The global deal agreed at the Paris-based OECD in 2021 and partly introduced by several countries last year was expected to raise the tax take from the world’s biggest multinationals by up to US$192 billion a year.
Under “pillar two” of the OECD deal, if corporate profits were taxed below 15 per cent in the country where the multinational was headquartered, signatories could potentially charge top-up levies. One part of the interlocking measures, known as the undertaxed profits rule, has long drawn Republican anger, with the party labelling it “discriminatory.”
Grant Wardell-Johnson, global head of tax policy at accountants KPMG, said U.S. responses could include imposing additional taxes on foreign-owned businesses operating in the U.S., or withholding taxes on payments to those jurisdictions.

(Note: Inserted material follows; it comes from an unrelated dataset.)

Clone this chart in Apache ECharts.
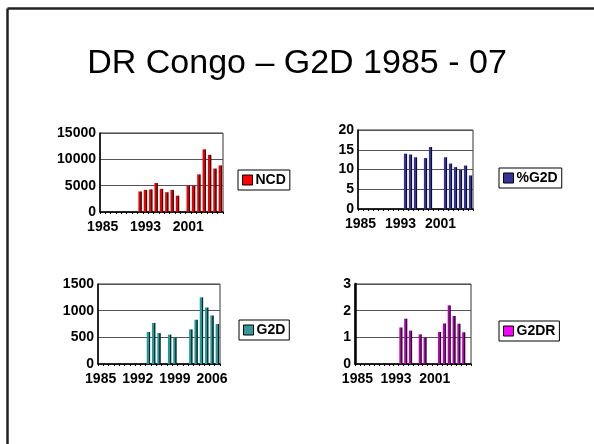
<!DOCTYPE html>
<html>
<head>
<meta charset="utf-8">
<script src="https://cdn.jsdelivr.net/npm/echarts@6/dist/echarts.min.js"></script>
<style>
  html, body { margin: 0; padding: 0; background: #fff; }
  #main { width: 594px; height: 444px; }
</style>
</head>
<body>
<div id="main"></div>
<script>
// years on the x axes (G2DR chart has one extra empty year)
const years = ['1985', '1986', '1987', '1988', '1989', '1990', '1991', '1992', '1993', '1994', '1995', '1996',
  '1997', '1998', '1999', '2000', '2001', '2002', '2003', '2004', '2005', '2006', '2007'];
const yearsG2DR = ['1985', '1986', '1987', '1988', '1989', '1990', '1991', '1992', '1993', '1994', '1995', '1996',
  '1997', '1998', '1999', '2000', '2001', '2002', '2003', '2004', '2005', '2006', '2007', '2008'];

const ncd = [null, null, null, null, null, null, null, 3900, 4200, 4300, 5500, 4400, 3750, 4200, 3100, null,
  5000, 5000, 7150, 11900, 10850, 8250, 8850];
const pctG2D = [null, null, null, null, null, null, null, null, null, 14.0, 13.8, 13.1, null, 12.9, 15.7, null,
  null, 13.1, 11.5, 10.6, 9.9, 11.0, 8.5];
const g2d = [null, null, null, null, null, null, null, null, null, 600, 770, 580, null, 550, 490, null,
  null, 650, 830, 1250, 1060, 910, 750];
const g2dr = [null, null, null, null, null, null, null, null, null, 1.37, 1.70, 1.25, null, 1.11, 0.99, null,
  null, 1.20, 1.52, 2.20, 1.80, 1.51, 1.19, null];

const FONT = "'Liberation Sans', Arial, sans-serif";

function barColor(face, dark) {
  return new echarts.graphic.LinearGradient(0, 0, 1, 0, [
    { offset: 0, color: face },
    { offset: 0.55, color: face },
    { offset: 0.62, color: dark },
    { offset: 1, color: '#000' }
  ]);
}

function grid(left, top, width, height) {
  return { left: left, top: top, width: width, height: height, show: true, borderColor: '#333', borderWidth: 1 };
}

function xAxis(idx, cats, every) {
  return {
    type: 'category', gridIndex: idx, data: cats,
    axisLine: { lineStyle: { color: '#000', width: 1.5 } },
    axisTick: { show: true, interval: 0, length: 2, lineStyle: { color: '#000' } },
    axisLabel: { interval: every, hideOverlap: false, color: '#000', fontWeight: 'bold', fontSize: 14, fontFamily: FONT, margin: 8 },
    splitLine: { show: false }
  };
}

function yAxis(idx, max, step, lw) {
  return {
    type: 'value', gridIndex: idx, min: 0, max: max, interval: step,
    axisLine: { show: true, lineStyle: { color: '#000', width: lw } },
    axisTick: { show: false },
    axisLabel: {
      color: '#000', fontWeight: 'bold', fontSize: 14, fontFamily: FONT, margin: 4,
      formatter: function (v) { return String(v); }
    },
    splitLine: { show: true, lineStyle: { color: '#555', width: 1 } }
  };
}

function legend(name, swatch, left, top) {
  return {
    data: [{ name: name, itemStyle: { color: swatch, borderColor: '#000', borderWidth: 1 } }],
    left: left, top: top, orient: 'vertical',
    icon: 'rect', itemWidth: 10, itemHeight: 10, itemGap: 2,
    padding: [3, 4], borderColor: '#000', borderWidth: 1,
    textStyle: { color: '#000', fontWeight: 'bold', fontSize: 14, fontFamily: FONT, padding: [0, 0, 0, -2] },
    selectedMode: false
  };
}

function bars(name, idx, data, face, dark) {
  return {
    name: name, type: 'bar', xAxisIndex: idx, yAxisIndex: idx, data: data,
    barWidth: '64%', animation: false,
    itemStyle: { color: barColor(face, dark) }
  };
}

const chart = echarts.init(document.getElementById('main'));
chart.setOption({
  backgroundColor: '#fff',
  title: {
    text: 'DR Congo – G2D 1985 - 07',
    left: 'center', top: 42,
    textStyle: { color: '#000', fontSize: 34, fontWeight: 'normal', fontFamily: FONT }
  },
  graphic: [
    { type: 'line', shape: { x1: 7.5, y1: 8.5, x2: 594, y2: 8.5 }, style: { stroke: '#222', lineWidth: 2.5 } },
    { type: 'line', shape: { x1: 7.5, y1: 8.5, x2: 7.5, y2: 444 }, style: { stroke: '#222', lineWidth: 2.5 } }
  ],
  legend: [
    legend('NCD', '#ff0000', 238, 170),
    legend('%G2D', '#333399', 499, 168),
    legend('G2D', '#339999', 239, 320),
    legend('G2DR', '#ff00ff', 499, 321)
  ],
  grid: [
    grid(100, 133, 123, 79),
    grid(358, 130, 115, 79),
    grid(98, 284, 122, 80),
    grid(355, 284, 116, 80)
  ],
  xAxis: [
    xAxis(0, years, 7),
    xAxis(1, years, 7),
    xAxis(2, years, 6),
    xAxis(3, yearsG2DR, 7)
  ],
  yAxis: [
    yAxis(0, 15000, 5000, 1.5),
    yAxis(1, 20, 5, 1.5),
    yAxis(2, 1500, 500, 1.5),
    yAxis(3, 3, 1, 2.5)
  ],
  series: [
    bars('NCD', 0, ncd, '#ee0000', '#800000'),
    bars('%G2D', 1, pctG2D, '#333399', '#1a1a4d'),
    bars('G2D', 2, g2d, '#1f9999', '#0a4d4d'),
    bars('G2DR', 3, g2dr, '#b000b0', '#550055')
  ]
});
</script>
</body>
</html>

“Ultimately we are seeing international taxation moving from a multilateral domain to a bilateral one based on strong unilateral assertions. It is a new taxation world,” he added.
One senior EU official said Trump’s billionaire technology entrepreneurs were pushing him to act on tax rather than trade. “The conversation on tariffs will be transactional but the real fight will move to where fortunes are at stake and Big Tech has an interest,” they added.
OECD secretary-general Mathias Cormann said: “There have been concerns raised with us by U.S. representatives about various aspects of our international tax agreement.”
He added the organization would “keep working with the US and all countries at the table to support international co-operation that promotes certainty, avoids double taxation, and protects tax bases.”
Valdis Dombrovskis, the EU’s economy commissioner, said that while the European Commission “regrets” the tax announcement it was interested in “taking the time to discuss this matter with the new U.S. tax administration”.